Подобрав с пола несколько подушек, я подложила их ему под спину. Сесть ему оказалось мучительно больно, и у него вырвался стон.
— Ты ничего?
— Конечно, ничего. Где ты нашла эту штуку?
— Я уже сказала. На полу.
— Она заявилась сюда сегодня вечером. Сказала, что была в кино. Я работал внизу, доканчивал полки. Я сказал ей, что занят, но она все равно поднялась сюда, как будто не слышала. Я тоже поднялся вслед за ней и велел ей идти домой. Но она не уходила. Сказала, что хочет выпить, поговорить со мной… ну, ты знаешь всю эту околесицу.
— Она и раньше здесь бывала.
— Да, была один раз. Утром. Я пожалел ее, угостил кофе. Но сегодня вечером мне было некогда, недосуг болтать с ней, и жалости она не вызывала. Я сказал, что пить не хочу. Велел отправляться домой. А она заявила, что не хочет домой, что все ее ненавидят, никто не желает с ней разговаривать. Что я единственный, с кем можно поговорить, единственный, кто ее понимает.
— Может быть, это правда.
— Ну так вот, я ее жалел. Позволял ей приходить и мешать мне, когда я работал в Боскарве, что же мне еще оставалось делать, не вышвыривать же ее всякий раз из комнаты…

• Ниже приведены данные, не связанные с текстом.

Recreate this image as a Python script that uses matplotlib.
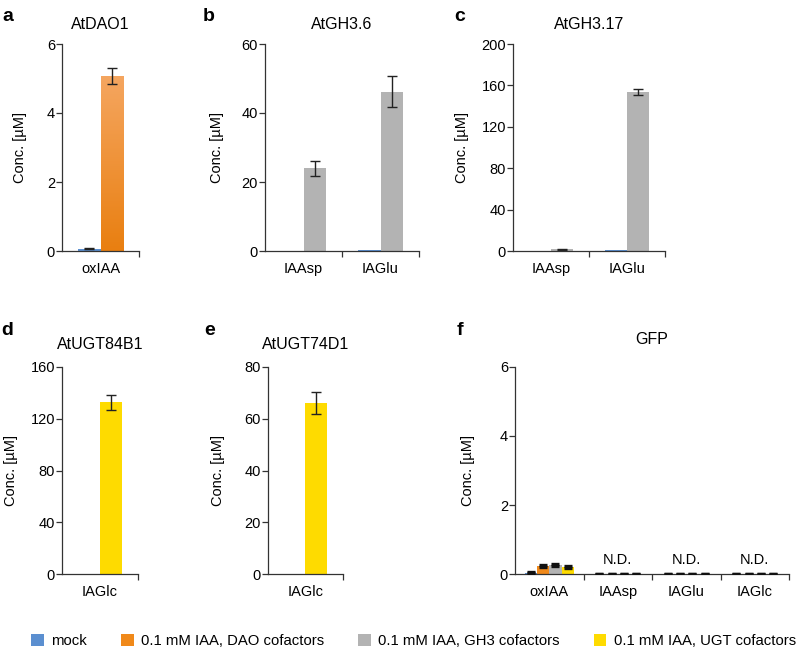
import numpy as np
import matplotlib
matplotlib.use("Agg")
import matplotlib.pyplot as plt
from matplotlib.patches import Patch

plt.rcParams['font.family'] = ['Liberation Sans', 'DejaVu Sans']

# colours of the four conditions
col_mock = '#5b8fd0'
col_dao = '#f0891a'
col_gh3 = '#b3b3b3'
col_ugt = '#fedb00'

legend_labels = ['mock', '0.1 mM IAA, DAO cofactors',
                 '0.1 mM IAA, GH3 cofactors', '0.1 mM IAA, UGT cofactors']

# panel a - AtDAO1
a_cats = ['oxIAA']
a_mock = [0.07]
a_mock_err = [0.01]
a_trt = [5.07]
a_trt_err = [0.22]

# panel b - AtGH3.6
b_cats = ['IAAsp', 'IAGlu']
b_mock = [0.0, 0.3]
b_trt = [24.0, 46.2]
b_trt_err = [2.2, 4.6]

# panel c - AtGH3.17
c_cats = ['IAAsp', 'IAGlu']
c_mock = [0.0, 0.6]
c_trt = [1.5, 153.5]
c_trt_err = [0.5, 3.0]

# panel d - AtUGT84B1
d_cats = ['IAGlc']
d_trt = [132.5]
d_trt_err = [6.0]

# panel e - AtUGT74D1
e_cats = ['IAGlc']
e_trt = [66.0]
e_trt_err = [4.2]

# panel f - GFP (mock, DAO, GH3, UGT)
f_cats = ['oxIAA', 'IAAsp', 'IAGlu', 'IAGlc']
f_vals = [[0.05, 0.0, 0.0, 0.0],
          [0.25, 0.0, 0.0, 0.0],
          [0.28, 0.0, 0.0, 0.0],
          [0.22, 0.0, 0.0, 0.0]]
f_errs = [[0.01, 0.0, 0.0, 0.0],
          [0.03, 0.0, 0.0, 0.0],
          [0.03, 0.0, 0.0, 0.0],
          [0.03, 0.0, 0.0, 0.0]]
f_nd = ['', 'N.D.', 'N.D.', 'N.D.']

W, H = 797, 648
fig = plt.figure(figsize=(W / 100, H / 100), dpi=100)


def make_ax(x0, x1, ytop, ybot):
    return fig.add_axes([x0 / W, 1 - ybot / H, (x1 - x0) / W, (ybot - ytop) / H])


def style(ax, cats, ymax, yticks, title, letter, letter_xy, ylab_x, title_pad=11):
    n = len(cats)
    ax.set_xlim(0, n)
    ax.set_ylim(0, ymax)
    ax.set_yticks(yticks)
    ax.set_xticks(np.arange(n) + 0.5)
    ax.set_xticklabels(cats, fontsize=10.5)
    ax.set_xticks(np.arange(1, n + 1), minor=True)
    ax.tick_params(axis='x', which='major', length=0, pad=8)
    ax.tick_params(axis='x', which='minor', length=4, width=0.9, color='#333333', direction='out')
    ax.tick_params(axis='y', length=4, width=0.9, color='#333333', labelsize=10.5, pad=1)
    for s in ['top', 'right']:
        ax.spines[s].set_visible(False)
    for s in ['left', 'bottom']:
        ax.spines[s].set_color('#333333')
        ax.spines[s].set_linewidth(0.9)
    ax.spines['left'].set_bounds(0, ymax)
    ax.set_ylabel('Conc. [µM]', fontsize=10.5)
    bb = ax.get_position()
    ax.yaxis.set_label_coords((ylab_x + 7) / W, (bb.y0 + bb.y1) / 2,
                              transform=fig.transFigure)
    ax.set_title(title, fontsize=11.5, pad=title_pad)
    fig.text(letter_xy[0] / W, 1 - letter_xy[1] / H, letter, fontsize=14,
             fontweight='bold', ha='left', va='baseline')


ekw = dict(fmt='none', ecolor='#222222', elinewidth=1, capsize=3.5, capthick=1)
w = 0.29

# a
ax = make_ax(62, 139, 44, 251)
x = np.arange(len(a_cats)) + 0.5
ax.bar(x - w / 2, a_mock, w, color=col_mock, zorder=2)
ax.errorbar(x - w / 2, a_mock, yerr=a_mock_err, **ekw)
bars = ax.bar(x + w / 2, a_trt, w, color=col_dao, zorder=2)
# vertical gradient fill on the orange bar
grad = np.linspace(0, 1, 256).reshape(-1, 1)
cmap = matplotlib.colors.LinearSegmentedColormap.from_list('g', ['#e97f10', '#f5a660'])
for b in bars:
    im = ax.imshow(grad, cmap=cmap, aspect='auto', origin='lower', zorder=2.5,
                   extent=[b.get_x(), b.get_x() + b.get_width(), 0, b.get_height()])
    im.set_clip_path(b)
ax.errorbar(x + w / 2, a_trt, yerr=a_trt_err, zorder=3, **ekw)
style(ax, a_cats, 6, [0, 2, 4, 6], 'AtDAO1', 'a', (2, 21), 20)

# b
ax = make_ax(265, 419, 44, 251)
x = np.arange(len(b_cats)) + 0.5
ax.bar(x - w / 2, b_mock, w, color=col_mock)
ax.bar(x + w / 2, b_trt, w, color=col_gh3)
ax.errorbar(x + w / 2, b_trt, yerr=b_trt_err, **ekw)
style(ax, b_cats, 60, [0, 20, 40, 60], 'AtGH3.6', 'b', (203, 21), 217)

# c
ax = make_ax(513, 665, 44, 251)
x = np.arange(len(c_cats)) + 0.5
ax.bar(x - w / 2, c_mock, w, color=col_mock)
ax.bar(x + w / 2, c_trt, w, color=col_gh3)
ax.errorbar(x + w / 2, c_trt, yerr=c_trt_err, **ekw)
style(ax, c_cats, 200, [0, 40, 80, 120, 160, 200], 'AtGH3.17', 'c', (454, 21), 462)

# d
ax = make_ax(62, 138, 366.7, 574.3)
x = np.arange(len(d_cats)) + 0.5
ax.bar(x + w / 2, d_trt, w, color=col_ugt)
ax.errorbar(x + w / 2, d_trt, yerr=d_trt_err, **ekw)
style(ax, d_cats, 160, [0, 40, 80, 120, 160], 'AtUGT84B1', 'd', (1, 335), 11, title_pad=13)

# e
ax = make_ax(267.7, 343, 366.7, 574.3)
x = np.arange(len(e_cats)) + 0.5
ax.bar(x + w / 2, e_trt, w, color=col_ugt)
ax.errorbar(x + w / 2, e_trt, yerr=e_trt_err, **ekw)
style(ax, e_cats, 80, [0, 20, 40, 60, 80], 'AtUGT74D1', 'e', (204, 335), 218, title_pad=13)

# f
ax = make_ax(515, 789, 366.7, 574.3)
x = np.arange(len(f_cats)) + 0.5
wf = 0.18
cols = [col_mock, col_dao, col_gh3, col_ugt]
for i in range(4):
    xi = x + (i - 1.5) * wf
    ax.bar(xi, f_vals[i], wf, color=cols[i], zorder=2)
    ax.errorbar(xi, f_vals[i], yerr=f_errs[i], fmt='none', ecolor='#111111',
                elinewidth=2, capsize=2.6, capthick=2.4, zorder=3)
for xc, t in zip(x, f_nd):
    if t:
        ax.text(xc, 0.2, t, ha='center', va='bottom', fontsize=10.5)
style(ax, f_cats, 6, [0, 2, 4, 6], 'GFP', 'f', (457, 335), 468, title_pad=16)

handles = [Patch(facecolor=c, edgecolor='none') for c in cols]
fig.legend(handles, legend_labels, loc='center left',
           bbox_to_anchor=(31 / W, 1 - 641 / H, (796 - 31) / W, 0), mode='expand',
           ncol=4, frameon=False, fontsize=10.7, handlelength=0.85, handleheight=0.85,
           handletextpad=0.5, borderpad=0, borderaxespad=0)

fig.savefig('out.png', dpi=100)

— Но сегодня вечером ты, кажется, сделал именно это? Вышвырнул ее?
— Ну, это слишком громко сказано. Но в конце концов мне надоело слушать весь этот бред, надоело ее ни на чем не основанное убеждение, что я только и мечтаю затащить ее в постель. Я потерял терпение и не стал этого от нее скрывать.
— И что было потом?
— Чего только не было! Крики, слезы, обвинения, классическая истерика. Какими только словами меня не честили. И даже пощечины давали. Целая серия пощечин. Вот тут я все-таки и прибегнул к силе. Я выставил ее на лестницу, а вслед за нею полетели ее плащ и эта ее мерзкая сумочка.
— Андреа не пострадала?
— Нет, но, должно быть, я ее испугал, потому что она кинулась от меня как сумасшедшая. Я услышал, как застучали по ступенькам тяжеленные бутсы, которые она носит, а потом она, наверное, поскользнулась, потому что раздался ужасный грохот, как будто последние несколько ступенек она пересчитала. Я крикнул ей вниз, желая убедиться, что ничего страшного не произошло, и услышал, что она выбежала из магазина, хлопнув дверью, из чего я понял, что все в порядке.